Votre successeur a un passé politique dans des cabinets libéraux. Est-il suffisamment pluraliste pour la Fondation Roi Baudouin?
Il sort d’un sas de décontamination à l’Inami. Là-bas, il est impossible de développer une vision purement libérale. Mais il devra apprendre à vivre avec cette étiquette, comme j’ai dû lutter ici avec mon nom de famille aristocrate. Son passé politique n’est pas grave s’il fonctionne ici comme un manager engagé. Il a toute ma confiance, car il était à l’origine du Groupe du Vendredi avec Jonathan Holslag. Ce forum de réflexion ( composé de jeunes Belges de 25 à 35 ans, Ndlr) est d’ailleurs devenu un réseau en soi. Audrey Hanard est par exemple présidente chez bpost, et Thomas Dermine et Sammy Mahdi sont secrétaires d’Etat dans le gouvernement De Croo.

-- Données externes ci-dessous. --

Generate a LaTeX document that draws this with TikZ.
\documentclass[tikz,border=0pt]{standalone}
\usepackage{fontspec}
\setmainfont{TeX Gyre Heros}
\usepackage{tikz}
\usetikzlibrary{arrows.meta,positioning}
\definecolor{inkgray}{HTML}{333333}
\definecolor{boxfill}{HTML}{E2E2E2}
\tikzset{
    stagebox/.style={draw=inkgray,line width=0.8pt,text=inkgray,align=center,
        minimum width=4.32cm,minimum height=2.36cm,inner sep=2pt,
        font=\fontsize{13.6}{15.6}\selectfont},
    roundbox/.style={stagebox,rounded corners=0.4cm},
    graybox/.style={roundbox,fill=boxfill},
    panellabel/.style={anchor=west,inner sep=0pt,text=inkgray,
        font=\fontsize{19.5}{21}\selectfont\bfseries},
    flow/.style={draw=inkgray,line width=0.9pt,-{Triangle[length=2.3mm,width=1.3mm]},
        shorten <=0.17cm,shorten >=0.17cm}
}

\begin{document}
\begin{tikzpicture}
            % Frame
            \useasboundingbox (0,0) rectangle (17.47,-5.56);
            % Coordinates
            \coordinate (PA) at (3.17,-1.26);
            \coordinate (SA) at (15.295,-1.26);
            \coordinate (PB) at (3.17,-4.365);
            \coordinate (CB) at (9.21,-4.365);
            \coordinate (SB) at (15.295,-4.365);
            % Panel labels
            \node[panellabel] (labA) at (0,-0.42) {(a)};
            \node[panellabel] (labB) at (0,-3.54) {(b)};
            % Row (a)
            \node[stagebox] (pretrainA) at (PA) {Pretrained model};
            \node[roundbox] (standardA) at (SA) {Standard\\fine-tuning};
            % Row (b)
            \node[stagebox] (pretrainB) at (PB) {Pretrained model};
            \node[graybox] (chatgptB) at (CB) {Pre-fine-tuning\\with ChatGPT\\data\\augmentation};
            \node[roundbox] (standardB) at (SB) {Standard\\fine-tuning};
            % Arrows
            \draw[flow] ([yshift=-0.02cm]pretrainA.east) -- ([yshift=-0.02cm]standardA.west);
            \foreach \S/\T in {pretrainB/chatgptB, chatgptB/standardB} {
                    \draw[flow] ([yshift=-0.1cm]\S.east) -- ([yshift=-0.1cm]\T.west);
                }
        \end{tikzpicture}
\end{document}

Où se situent les principaux défis pour les années à venir?
La polarisation de la société. D’un côté, elle donne une raison d’être à une organisation comme la nôtre, mais comme nous ne prenons pas de position politique marquée dans les médias ou sur les réseaux sociaux, nous paraissons un peu ennuyeux. Maintenir notre réputation dans un monde polarisé s’annonce comme un délicat exercice d’équilibriste.
Un deuxième élément est le fait que notre budget est devenu beaucoup plus tributaire de l’évolution des marchés financiers ces dernières années. Nous avons un capital de 1,5 milliard mais notre budget de fonctionnement ne dépasse pas 144 millions par an. Dont 9,8 millions que nous recevons de la Loterie nationale. Ce montant est acquis, mais il représente une portion beaucoup plus réduite de notre budget total que par le passé. La gestion financière revêt donc une grande importance. Même si je trouve aussi qu’il ne faut jamais perdre de vue ce qui nous pousse à agir. C’est quand le climat financier se complique que nous devons essayer d’aider davantage d’organisations et d’individus. Il sera plus compliqué de maintenir cet objectif durant les années à venir. Plus on grandit, plus il y a de règles en matière de gestion des risques. Pourtant, ces règles n’offrent aucune garantie.
Au fil des ans, les fonds que nous avons reçus nous ont permis d’élargir nos niches.
Les scandales chez Let’s go urban et au Samusocial sont d’autres exemples de dysfonctionnement. Ont-ils eu des répercussions sur les fonds dont vous bénéficiez?
Si les philanthropes et des fondations comme la nôtre ne peuvent plus prendre le risque de soutenir des initiatives sociales, qui pourra le faire? Un scandale ne démontre pas que toutes les associations caritatives fonctionnent mal. L’écrivain néerlandais Rutger Bregman n’a-t-il pas intitulé un de ses livres Humanité: une histoire optimiste? Dans notre pays, les abus finissent toujours par remonter à la surface. Les gens le savent. Notre système de jurys et de comités de gestion crée toujours de la confiance. Mais bien entendu, il est regrettable que de telles scandales entachent la réputation du secteur social.
Enfin, le covid a également eu un effet positif ces dernières années. De nombreuses entreprises au rayonnement international nous ont approchés pour mettre des projets sur pied à l’étranger. Nous avons notamment été contactés par Sofina, Cartamundi, BNP Paribas Fortis, Decathlon et UCB. Pour le reste, nous restons tributaires des héritages et nous avons l’avantage d’être one-stop-shop. On peut s’adresser à nous autant pour des objectifs locaux dans le Limbourg que pour un projet en Amérique latine.